I find MAB's incredibly interesting, and for pretty much the same reason(s) I find the rest of this stuff interesting.
Yes, it's unfortunate that two somewhat different fields have such similar sounding names. "Decision Theory" (or "Decision Science") vs "Decision Procedures" (or "Decision Problems"). But what can one do?
It jumped out at me as a nice example of the Edward Tufte style (which I'm a big fan of -- I once published a tech report in that style). People have put together style sheets emulating it for LaTeX [1][2], CSS [3], and R Studio Markdown [4], among others.
Oh how I wish I had this document 7 years ago. I was knee deep in utility curves and felt like I was on the path to madness.
I did find a solution, but could not convince anyone that I wasn’t just making it all up!!
Oh well…
In my opinion the book is horrible. It doesn’t provide any in depth details. It functions as a high level survey of the field. It is very superficial and just scratches the surface. It doesn’t describe the presented algorithms in any detail. It’s a very poor version of Daphne Kollers amazing book on graphical models.
These broad survey type classes were the most useful ones in university for me. It's not like I would remember the specifics after the class anyway, but when I run into a problem I now have a huge bag of potential solutions. When I need details, there are often scientific papers or technical reports going in-depth on each of these things.

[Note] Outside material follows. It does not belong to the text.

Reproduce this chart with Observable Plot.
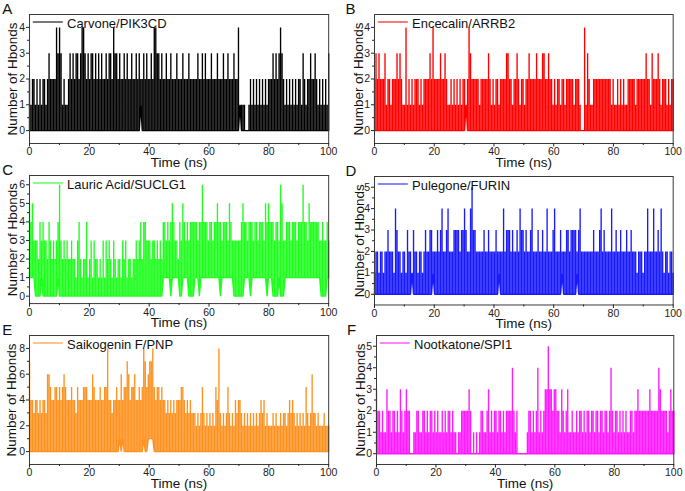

It's interesting how one algorithm, a 'master algorithm', can presumably subsume all the others in the book, presumably a neural/evolutionary algorithm, that can simply learn/evolve when the other algorithms are useful for decision making/maximizing reward.
The more assumptions you relax, the more general the algorithms become, for example going from immediate reward to delayed reward means going from supervised to reinforcement learning.
The trade-off is the more general algorithms needs many times exponentially more data and compute to come to a similarly good solution.
That's why reinforcement learning has seen so practical few applications relative to supervised learning. There's no free lunch.
That said, as a ML practitioner I would love it if I could just apply a single master algorithm to all problems, but that is likely many years away.
At the same time, fine-tuning sample efficiency increases with scale, so at some point you can possibly one-shot learn state and get rid of exponential searches, solving NP-Hard problems with heuristics. Sounds like a free lunch to me. At least if you can afford a net large enough.
It sounds like the more general the algorithm, the more stateful it needs to be before it can be useful. On the other hand, specialized algorithms need less to zero state but have limited applications.
Julia's extensive use including relevant comments is noteworthy. In particular, the use of the mathematical notation of the variables facilitates the understanding of the formulas. At the same time it helps to learn Julia.
this book is a wonderful primer on all things related to MDP based algs. That's a very specific subfield of computer science that can work wonders in some domains.